Помню таяние снега Страстной; жару, раннюю Пасху, крик зорь; и мы с гимназистом Сережей бродили — Арбатом, Пречистенкой; я — искал видеть «даму», а он — гимназистку свою, увлекая меня на Пречистенку (я же его возвращал на Арбат); мы круто писали зигзаги в кривых переулках; картина весны, улиц и пешеходов — вдруг вырвалась первою частью «Симфонии», как дневник: для прочтения за чайным столом Соловьевых15. Профессор Расцветов, к которому я совершенно случайно попал, отражен старичком, проливающим слезы свои на груди: у студента;16 и тетя моя, огорченная смертью недавнею бабушки, — в образе «родственницы»: сидит в креслах17.
«Дневник» — поощрил Соловьев, и впервые явилась мысль: осюжетить наброски; но — не до писанья: экзамены; уже разъехались все (Соловьевы, родители); пуста квартира; в столовой листы курса лекций профессора Умова (физика); только Петровский являлся в пустую квартиру, и произносилися формулы: «Как вы доказываете?»
И вот сдали физику; перед ботаникой оказывался ряд пустых дней; расцветает сирень; уже — Троицын день; вечер: я — над Арбатом пустеющим, свесясь с балкона, слежу за прохожими; крыши уже остывают; а я ощущаю позыв: бормотать; вот к порогу балкона стол вынесен; на нем свеча и бумага; и я — бормочу: над Арбатом, с балкончика; после — записываю набормотанное.

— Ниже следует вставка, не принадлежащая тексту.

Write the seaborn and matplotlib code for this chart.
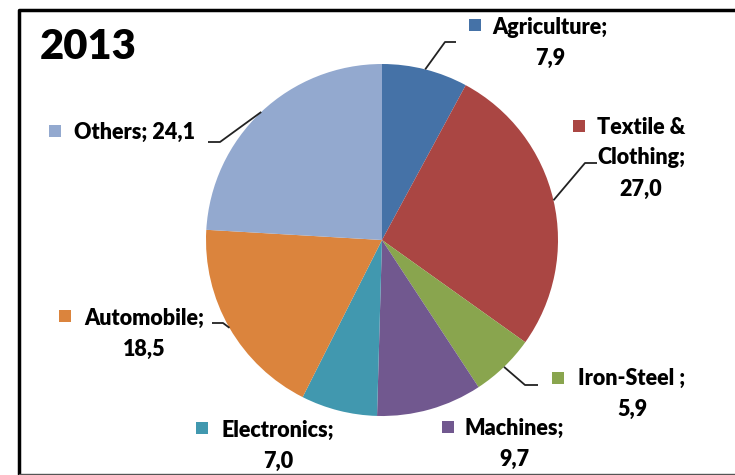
import matplotlib
matplotlib.use("Agg")
from matplotlib import pyplot as plt
import numpy as np
import seaborn as sns

# data
sectors = ['Agriculture', 'Textile &\nClothing', 'Iron-Steel ', 'Machines',
           'Electronics', 'Automobile', 'Others']
shares = [7.9, 27.0, 5.9, 9.7, 7.0, 18.5, 24.1]
share_labels = ['7,9', '27,0', '5,9', '9,7', '7,0', '18,5', '24,1']
colors = ['#4572A7', '#AA4643', '#89A54E', '#71588F', '#4198AF', '#DB843D', '#93A9CF']
year = '2013'

# layout (pixel coords, y downwards)
CX, CY, R = 382, 240, 176
# text centre x, first line y, marker x, marker y
label_pos = [
    (550, 27, 475, 25),
    (641, 127, 579, 126),
    (632, 378, 558, 378),
    (514, 428, 448, 427),
    (278, 430, 202, 428),
    (144, 318, 65, 316),
    (135, 132, 55, 131),
]
# elbow points of the leader lines (None = no line)
leaders = [
    [(445, 42), (456, 42)],
    [(585, 163), (597, 163)],
    [(525, 385), (538, 385)],
    None,
    None,
    [(223, 323), (212, 323)],
    [(220, 142), (208, 142)],
]

sns.set_theme(style="white")
plt.rcParams['font.family'] = ['Lato', 'DejaVu Sans']

fig = plt.figure(figsize=(7.35, 4.75), dpi=100)
ax = fig.add_axes([0, 0, 1, 1])

wedges, _ = ax.pie(shares, colors=sns.color_palette(colors), startangle=-90,
                   counterclock=True, center=(CX, CY), radius=R,
                   wedgeprops=dict(linewidth=0))
ax.set_xlim(0, 735)
ax.set_ylim(475, 0)
ax.set_aspect('equal')
ax.axis('off')

for i, w in enumerate(wedges):
    tx, ty, mx, my = label_pos[i]
    name = sectors[i]
    if name == 'Others':
        lines = [f'{name}; {share_labels[i]}']
    else:
        lines = f'{name};\n{share_labels[i]}'.split('\n')
    for k, line in enumerate(lines):
        ax.text(tx, ty + k * 31, line, ha='center', va='center',
                fontsize=15.5, fontweight='heavy', color='black')
    ax.add_patch(plt.Rectangle((mx - 6, my - 6), 12, 12, color=colors[i], lw=0))
    if leaders[i] is not None:
        mid = np.deg2rad((w.theta1 + w.theta2) / 2)
        pts = [(CX + R * np.cos(mid), CY + R * np.sin(mid))] + leaders[i]
        xs, ys = zip(*pts)
        ax.plot(xs, ys, color='#222222', lw=1.3, solid_capstyle='butt')

ax.text(40, 47, year, ha='left', va='center', fontsize=30, fontweight='heavy',
        color='black')

# chart frame
ax.plot([735, 19, 19], [10, 10, 474], color='black', lw=2.5, clip_on=False)
ax.plot([19, 735], [474, 474], color='#555555', lw=1, clip_on=False)

fig.savefig('out.png', dpi=100, facecolor='white')
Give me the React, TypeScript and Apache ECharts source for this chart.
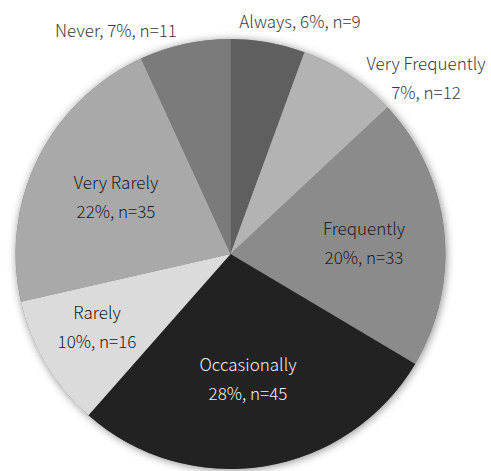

Так — всю ночь: под зарею негаснущей.
Уже три часа ночи; Духов день; не ложась, я дописываю. Вот вторая часть кончена; резкий звонок: то неожиданно нагрянул ко мне Сережа, из Дедова; ему и прочел не просохшую еще рукопись; он — потащил в Новодевичий, чтобы сравнить его с отражением его в «Симфонии»; и мы удивлялись, что день такой же, каким изображен он в «Симфонии», что монастырь — совсем как в «Симфонии»; неудивительно: ведь погоду я сфотографировал, написал вторую часть чуть не в двадцать четыре часа18.
— «В Дедово — едем, читать родителям», — сказал мне Сережа; и потащил.
Выскочили, приехали на вокзал, сели в поезд: и в понедельник (в следующий за написанием день) я читал обе части «Симфонии» в маленьком флигеле, тонущем в травах, деревьях, цветах, — всем трем Соловьевым.
М. С. слушал молча, с тихим покуром; и, помолчав, спокойно, как будто ничего не случилось, сказал:
— «Из теперешней литературы лишь Чехов да Боря меня утешают».
Я — был, конечно, от слов его на седьмых небесах: с его мнением исключительно ведь считался.